= John Cafiero =

American punk rock musician and filmmaker

John Cafiero is an American punk rock musician and filmmaker. He is best known as the frontman for the punk supergroup Osaka Popstar, whose debut album was released the summer 2006. The full album lineup toured the UK in September 2006, followed by a tour of the United States and Canada with the legendary punk band The Misfits in Fiend Fest '06.

== Biography ==

Cafiero directed and co-produced (with wife Suzanne Cafiero) the music videos of the Misfits' songs "American Psycho" and "Dig Up Her Bones", which appeared on MTV's 120 Minutes and public-access television cable TV in the United States, and on MTV Japan and the Space Shower TV channel in Japan in late 1997. They were screened at the Euro-Underground Film Festival and Rhode Island International Film Festival in late 1998, garnering a "Best of Fest" award for the former and a Horror Writers Association nomination.

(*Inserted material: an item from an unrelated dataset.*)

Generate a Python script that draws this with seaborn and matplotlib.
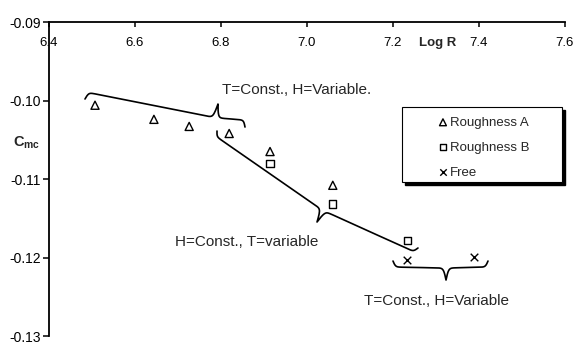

For his direct-to-video directorial debut, Cafiero directed and co-produced (again with wife) Big Money Hustlas for the Insane Clown Posse and appeared in front of the camera as "The Director" alongside the Misfits as themselves. The film was released in 2000 and topped the Billboard video sales charts for several weeks. Over the course of nine months in 2003–2004, he directed a documentary about the punk band Ramones, entitled Ramones: Raw.

In 1998, Cafiero wrote and sang (as guest vocalist) the song "I Wanna Be a NY Ranger" with the Misfits. In a Hit Parader article on the song, he names the Ramones as his childhood heroes and the New York Rangers as a defining New York City team.